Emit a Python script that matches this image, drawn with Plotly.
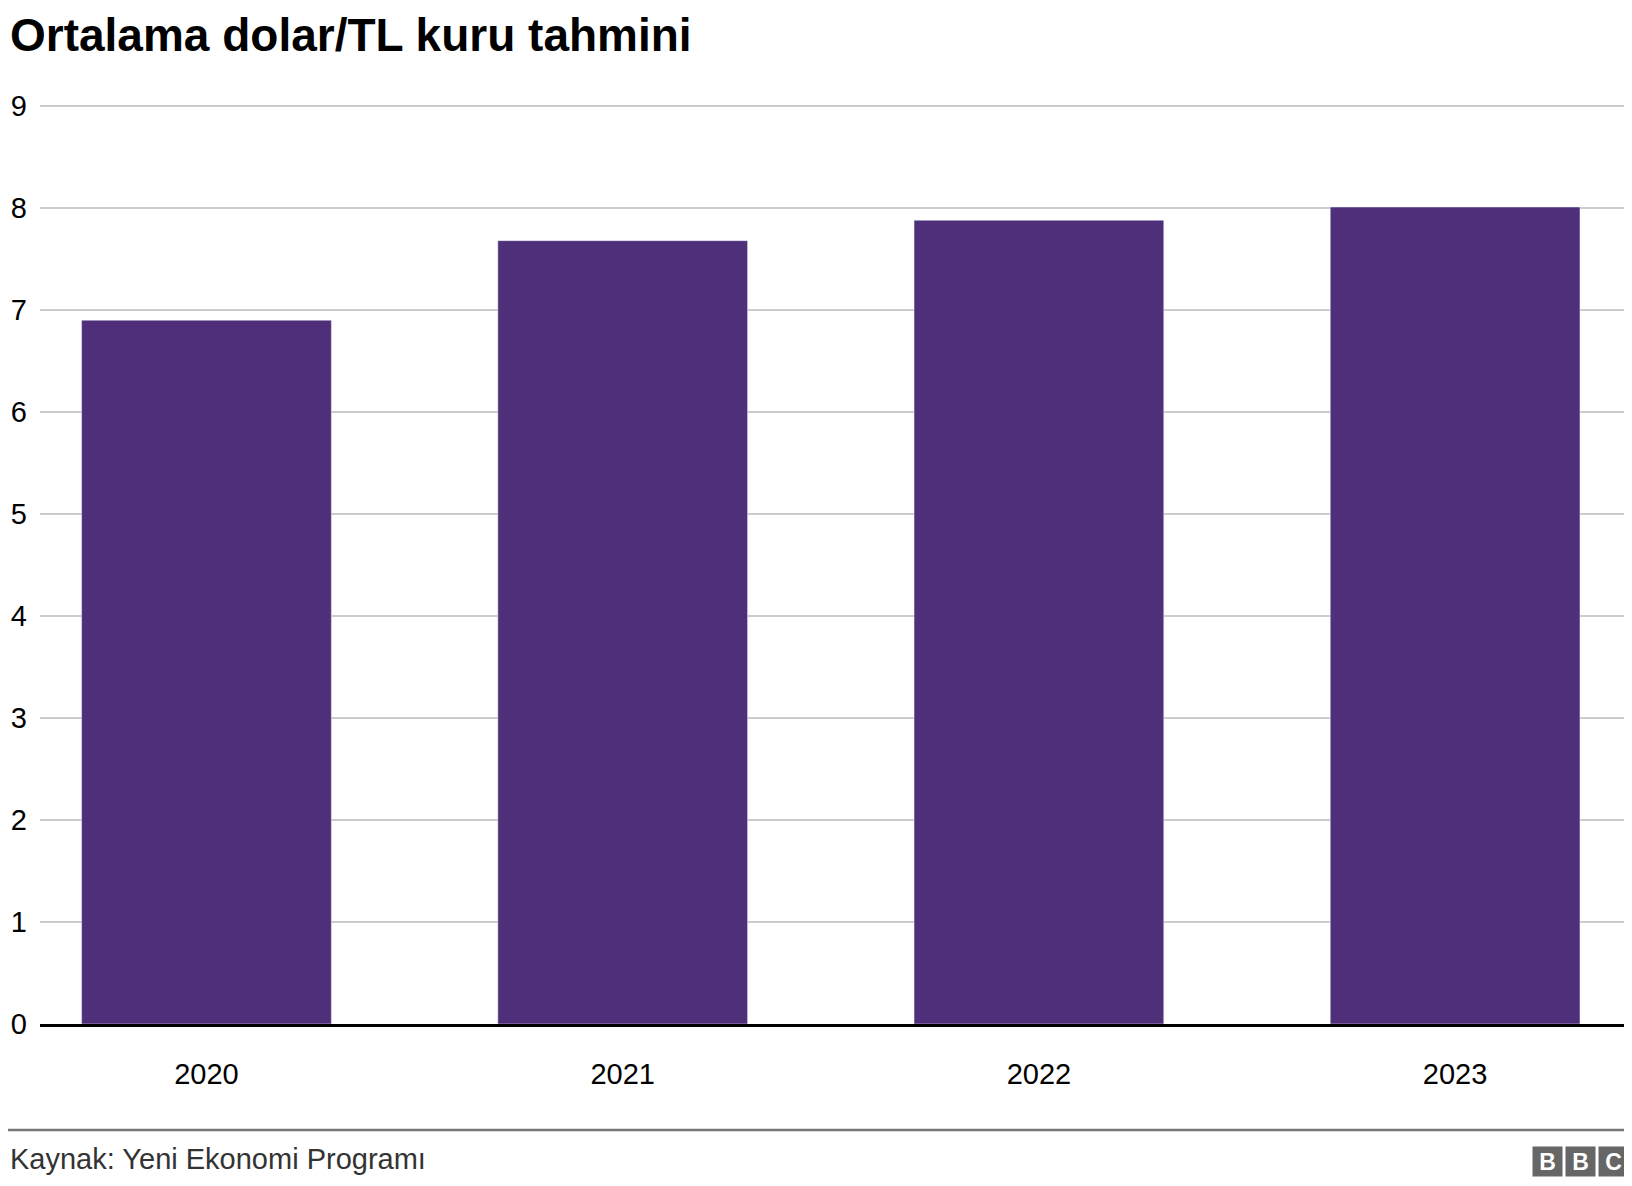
import plotly.graph_objects as go

years = ["2020", "2021", "2022", "2023"]
rates = [6.9, 7.68, 7.88, 8.01]
y_ticks = list(range(0, 10))

W, H = 1624, 1178
L, T, B = 32, 96, 162
PW, PH = W - L, H - T - B

fig = go.Figure()
fig.add_trace(go.Bar(x=years, y=rates, marker_color="#4f2e7a", width=0.6))

fig.update_layout(
    width=W, height=H,
    margin=dict(l=L, r=0, t=T, b=B),
    paper_bgcolor="white", plot_bgcolor="white",
    font=dict(family="Liberation Sans, Arial", color="#000", size=29),
    showlegend=False,
)
fig.update_yaxes(range=[0, 9.02], tickvals=y_ticks, gridcolor="#cccccc", gridwidth=1.5,
                 zeroline=False, ticks="", ticklabelstandoff=12)
fig.update_xaxes(range=[-0.4, 3.425], showline=True, linecolor="#000", linewidth=3,
                 ticks="", ticklabelstandoff=22)

fig.add_annotation(text="<b>Ortalama dolar/TL kuru tahmini</b>", xref="paper", yref="paper",
                   x=-L / PW, y=1.0, yshift=69, xanchor="left", yanchor="middle",
                   showarrow=False, font=dict(size=46))
fig.add_annotation(text="Kaynak: Yeni Ekonomi Programı", xref="paper", yref="paper",
                   x=-L / PW, y=0, yshift=-135, xanchor="left", yanchor="middle",
                   showarrow=False, font=dict(size=29, color="#333"))
fig.add_shape(type="line", xref="paper", yref="paper", x0=-L / PW, x1=1,
              y0=-106 / PH, y1=-106 / PH, line=dict(color="#777", width=2.5))
for i, ch in enumerate("BBC"):
    fig.add_annotation(text="<b>" + ch + "</b>", xref="paper", yref="paper",
                       x=1, xshift=-(2 - i) * 33 - 19, y=0, yshift=-137,
                       xanchor="center", yanchor="middle", showarrow=False,
                       bgcolor="#666", width=27, height=27,
                       font=dict(size=23, color="white"))

fig.write_html("out.html")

→ **Exercise task**
Return only the lines from the start of the data through the line that contains "PW, PH = W - L, H - T - B", please, copying them exactly and omitting all pictures.

→ **Answer to the problem**
Emit a Python script that matches this image, drawn with Plotly.
import plotly.graph_objects as go

years = ["2020", "2021", "2022", "2023"]
rates = [6.9, 7.68, 7.88, 8.01]
y_ticks = list(range(0, 10))

W, H = 1624, 1178
L, T, B = 32, 96, 162
PW, PH = W - L, H - T - B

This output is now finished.